* EXERCISE OBJECTIVE *
Return, without pictures, the lines from the start of the data through the one that contains "72.5, 85, None, None, None, None]".

[Begin COLLECTED DATA]

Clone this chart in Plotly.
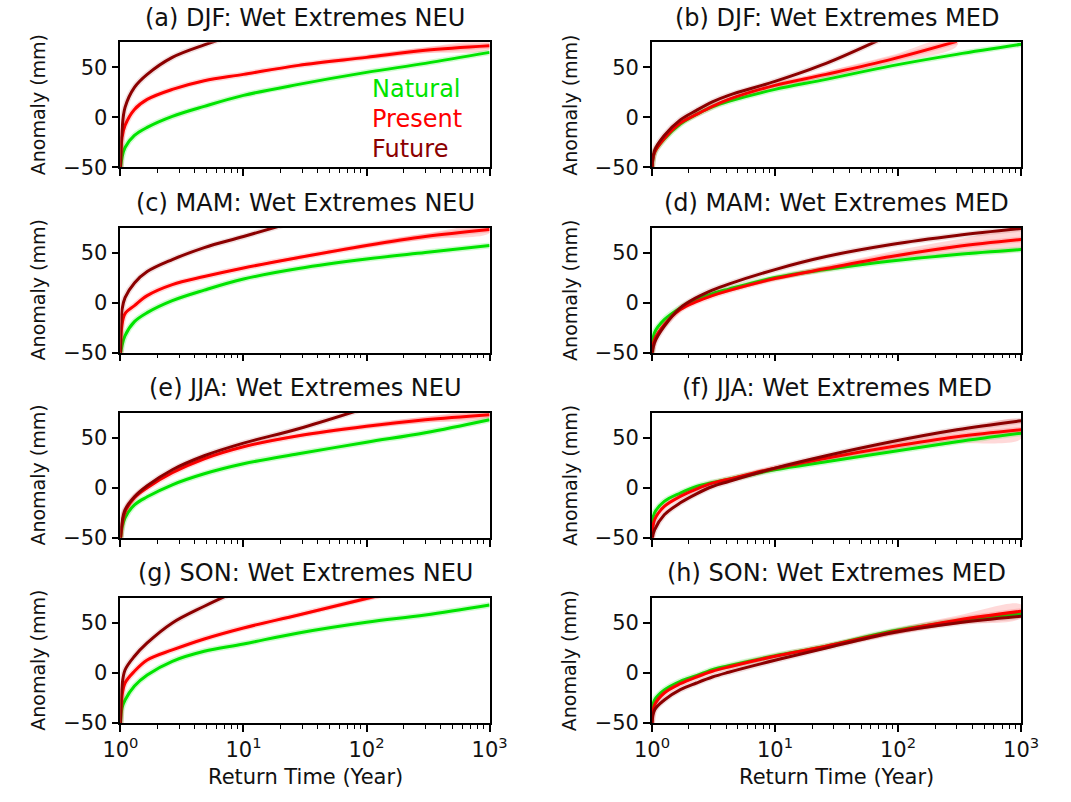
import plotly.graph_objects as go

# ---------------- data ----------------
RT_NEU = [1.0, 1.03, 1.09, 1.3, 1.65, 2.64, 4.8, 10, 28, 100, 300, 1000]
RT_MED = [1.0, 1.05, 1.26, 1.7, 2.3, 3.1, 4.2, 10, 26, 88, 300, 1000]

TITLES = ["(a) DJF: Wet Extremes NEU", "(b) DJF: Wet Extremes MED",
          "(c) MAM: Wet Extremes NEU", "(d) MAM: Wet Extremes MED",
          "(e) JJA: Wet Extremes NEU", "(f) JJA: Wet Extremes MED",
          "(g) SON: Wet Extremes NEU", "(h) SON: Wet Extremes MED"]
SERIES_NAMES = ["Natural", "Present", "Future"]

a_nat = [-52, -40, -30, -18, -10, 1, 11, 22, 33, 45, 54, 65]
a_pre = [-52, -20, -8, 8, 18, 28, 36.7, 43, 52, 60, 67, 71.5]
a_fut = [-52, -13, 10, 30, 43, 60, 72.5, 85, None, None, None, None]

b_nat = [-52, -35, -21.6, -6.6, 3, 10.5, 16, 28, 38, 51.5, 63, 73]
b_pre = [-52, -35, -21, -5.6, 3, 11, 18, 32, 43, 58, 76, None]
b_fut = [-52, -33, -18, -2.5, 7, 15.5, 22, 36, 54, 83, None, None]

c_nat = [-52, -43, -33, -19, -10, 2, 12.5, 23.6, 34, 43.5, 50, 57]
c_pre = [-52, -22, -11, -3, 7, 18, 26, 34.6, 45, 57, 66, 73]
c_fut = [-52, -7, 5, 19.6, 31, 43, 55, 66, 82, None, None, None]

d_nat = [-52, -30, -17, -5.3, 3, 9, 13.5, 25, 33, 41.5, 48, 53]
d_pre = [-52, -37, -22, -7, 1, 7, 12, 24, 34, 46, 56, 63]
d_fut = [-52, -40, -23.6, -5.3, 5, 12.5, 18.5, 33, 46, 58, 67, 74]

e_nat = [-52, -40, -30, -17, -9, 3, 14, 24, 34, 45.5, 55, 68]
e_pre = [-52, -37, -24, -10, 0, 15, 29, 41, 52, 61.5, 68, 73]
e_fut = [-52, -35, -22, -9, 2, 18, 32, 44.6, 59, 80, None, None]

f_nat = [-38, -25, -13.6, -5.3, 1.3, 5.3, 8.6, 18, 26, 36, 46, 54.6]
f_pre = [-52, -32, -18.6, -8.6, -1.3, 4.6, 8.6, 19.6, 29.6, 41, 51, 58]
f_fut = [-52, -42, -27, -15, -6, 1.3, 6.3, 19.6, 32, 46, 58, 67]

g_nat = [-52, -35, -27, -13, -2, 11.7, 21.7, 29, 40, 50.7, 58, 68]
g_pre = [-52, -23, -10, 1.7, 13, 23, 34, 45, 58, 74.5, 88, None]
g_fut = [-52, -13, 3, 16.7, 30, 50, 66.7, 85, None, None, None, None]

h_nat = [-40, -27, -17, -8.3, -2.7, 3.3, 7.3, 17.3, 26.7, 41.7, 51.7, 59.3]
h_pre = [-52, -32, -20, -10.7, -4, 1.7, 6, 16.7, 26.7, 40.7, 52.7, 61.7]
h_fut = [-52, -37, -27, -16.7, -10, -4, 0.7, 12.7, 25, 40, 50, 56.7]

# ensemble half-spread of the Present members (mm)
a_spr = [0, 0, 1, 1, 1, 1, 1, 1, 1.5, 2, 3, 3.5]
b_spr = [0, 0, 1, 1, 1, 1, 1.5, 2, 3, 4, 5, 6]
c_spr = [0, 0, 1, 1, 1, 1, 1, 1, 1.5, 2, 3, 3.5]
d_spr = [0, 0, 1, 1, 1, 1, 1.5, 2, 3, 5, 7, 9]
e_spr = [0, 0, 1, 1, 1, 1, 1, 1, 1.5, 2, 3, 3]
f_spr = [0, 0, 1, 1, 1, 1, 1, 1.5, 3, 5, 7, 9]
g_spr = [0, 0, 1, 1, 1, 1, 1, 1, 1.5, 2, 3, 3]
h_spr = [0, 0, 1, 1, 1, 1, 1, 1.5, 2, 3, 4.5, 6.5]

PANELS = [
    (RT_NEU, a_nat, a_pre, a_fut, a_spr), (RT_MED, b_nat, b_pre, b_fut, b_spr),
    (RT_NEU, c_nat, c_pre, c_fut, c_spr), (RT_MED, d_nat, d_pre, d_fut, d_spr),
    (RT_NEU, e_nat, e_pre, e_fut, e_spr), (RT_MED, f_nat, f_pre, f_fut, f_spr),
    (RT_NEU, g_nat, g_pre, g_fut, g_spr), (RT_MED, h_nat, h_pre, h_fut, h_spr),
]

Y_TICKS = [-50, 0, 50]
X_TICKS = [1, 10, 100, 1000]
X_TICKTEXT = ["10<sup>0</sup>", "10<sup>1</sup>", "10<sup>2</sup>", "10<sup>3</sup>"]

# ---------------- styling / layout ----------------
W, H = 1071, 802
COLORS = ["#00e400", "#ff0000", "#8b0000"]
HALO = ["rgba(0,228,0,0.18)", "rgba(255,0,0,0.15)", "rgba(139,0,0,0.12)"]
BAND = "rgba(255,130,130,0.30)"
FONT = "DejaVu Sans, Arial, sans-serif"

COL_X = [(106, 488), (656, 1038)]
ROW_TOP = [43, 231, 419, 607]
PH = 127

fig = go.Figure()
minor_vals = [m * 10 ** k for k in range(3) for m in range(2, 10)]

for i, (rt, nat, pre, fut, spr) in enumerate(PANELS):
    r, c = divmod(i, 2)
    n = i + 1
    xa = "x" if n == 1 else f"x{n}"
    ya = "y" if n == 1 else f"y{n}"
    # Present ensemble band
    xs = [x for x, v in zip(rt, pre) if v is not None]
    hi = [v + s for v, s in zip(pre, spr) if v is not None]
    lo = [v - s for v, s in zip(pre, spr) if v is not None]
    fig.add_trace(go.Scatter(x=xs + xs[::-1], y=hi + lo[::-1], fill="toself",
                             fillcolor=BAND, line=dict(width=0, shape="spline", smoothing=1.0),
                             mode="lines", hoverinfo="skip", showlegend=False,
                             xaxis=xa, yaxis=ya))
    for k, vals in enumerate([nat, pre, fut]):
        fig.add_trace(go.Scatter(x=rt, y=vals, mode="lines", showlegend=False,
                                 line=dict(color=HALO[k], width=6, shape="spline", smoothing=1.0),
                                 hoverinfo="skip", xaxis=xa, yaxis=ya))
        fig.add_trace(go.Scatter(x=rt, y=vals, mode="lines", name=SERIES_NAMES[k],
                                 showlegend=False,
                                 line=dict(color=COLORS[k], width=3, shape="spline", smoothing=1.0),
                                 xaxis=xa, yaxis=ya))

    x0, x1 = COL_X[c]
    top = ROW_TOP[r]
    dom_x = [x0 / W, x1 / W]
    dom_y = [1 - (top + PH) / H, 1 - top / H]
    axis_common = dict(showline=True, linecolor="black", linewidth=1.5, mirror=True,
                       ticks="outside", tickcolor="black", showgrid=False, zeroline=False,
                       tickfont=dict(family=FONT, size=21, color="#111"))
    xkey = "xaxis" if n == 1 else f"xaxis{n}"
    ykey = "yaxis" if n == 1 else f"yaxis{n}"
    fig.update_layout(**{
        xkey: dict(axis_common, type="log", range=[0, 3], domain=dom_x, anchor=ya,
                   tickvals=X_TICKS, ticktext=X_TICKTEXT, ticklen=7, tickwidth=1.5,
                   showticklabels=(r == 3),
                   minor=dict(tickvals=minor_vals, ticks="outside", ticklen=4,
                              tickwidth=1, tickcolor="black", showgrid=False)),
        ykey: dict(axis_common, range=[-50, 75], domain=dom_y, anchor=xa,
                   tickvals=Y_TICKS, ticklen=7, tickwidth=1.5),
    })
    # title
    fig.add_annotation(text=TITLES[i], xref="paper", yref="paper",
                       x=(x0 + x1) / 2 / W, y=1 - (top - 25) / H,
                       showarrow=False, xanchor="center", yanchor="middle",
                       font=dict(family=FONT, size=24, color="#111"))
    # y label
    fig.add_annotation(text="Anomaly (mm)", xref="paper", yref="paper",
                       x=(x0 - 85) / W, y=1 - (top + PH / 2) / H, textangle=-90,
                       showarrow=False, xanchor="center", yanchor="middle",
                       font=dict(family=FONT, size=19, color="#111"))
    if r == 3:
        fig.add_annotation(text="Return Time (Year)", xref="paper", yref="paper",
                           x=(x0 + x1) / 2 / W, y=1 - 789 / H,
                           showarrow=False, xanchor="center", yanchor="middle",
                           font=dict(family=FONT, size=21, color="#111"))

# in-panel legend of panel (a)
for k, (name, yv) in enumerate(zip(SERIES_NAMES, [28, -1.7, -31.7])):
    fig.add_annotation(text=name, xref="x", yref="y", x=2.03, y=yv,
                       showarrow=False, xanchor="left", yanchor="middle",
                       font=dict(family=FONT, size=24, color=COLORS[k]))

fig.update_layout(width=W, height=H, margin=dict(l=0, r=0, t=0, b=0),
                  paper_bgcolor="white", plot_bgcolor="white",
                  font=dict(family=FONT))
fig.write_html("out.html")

[End COLLECTED DATA]

* WRITTEN RESPONSE *
Clone this chart in Plotly.
import plotly.graph_objects as go

# ---------------- data ----------------
RT_NEU = [1.0, 1.03, 1.09, 1.3, 1.65, 2.64, 4.8, 10, 28, 100, 300, 1000]
RT_MED = [1.0, 1.05, 1.26, 1.7, 2.3, 3.1, 4.2, 10, 26, 88, 300, 1000]

TITLES = ["(a) DJF: Wet Extremes NEU", "(b) DJF: Wet Extremes MED",
          "(c) MAM: Wet Extremes NEU", "(d) MAM: Wet Extremes MED",
          "(e) JJA: Wet Extremes NEU", "(f) JJA: Wet Extremes MED",
          "(g) SON: Wet Extremes NEU", "(h) SON: Wet Extremes MED"]
SERIES_NAMES = ["Natural", "Present", "Future"]

a_nat = [-52, -40, -30, -18, -10, 1, 11, 22, 33, 45, 54, 65]
a_pre = [-52, -20, -8, 8, 18, 28, 36.7, 43, 52, 60, 67, 71.5]
a_fut = [-52, -13, 10, 30, 43, 60, 72.5, 85, None, None, None, None]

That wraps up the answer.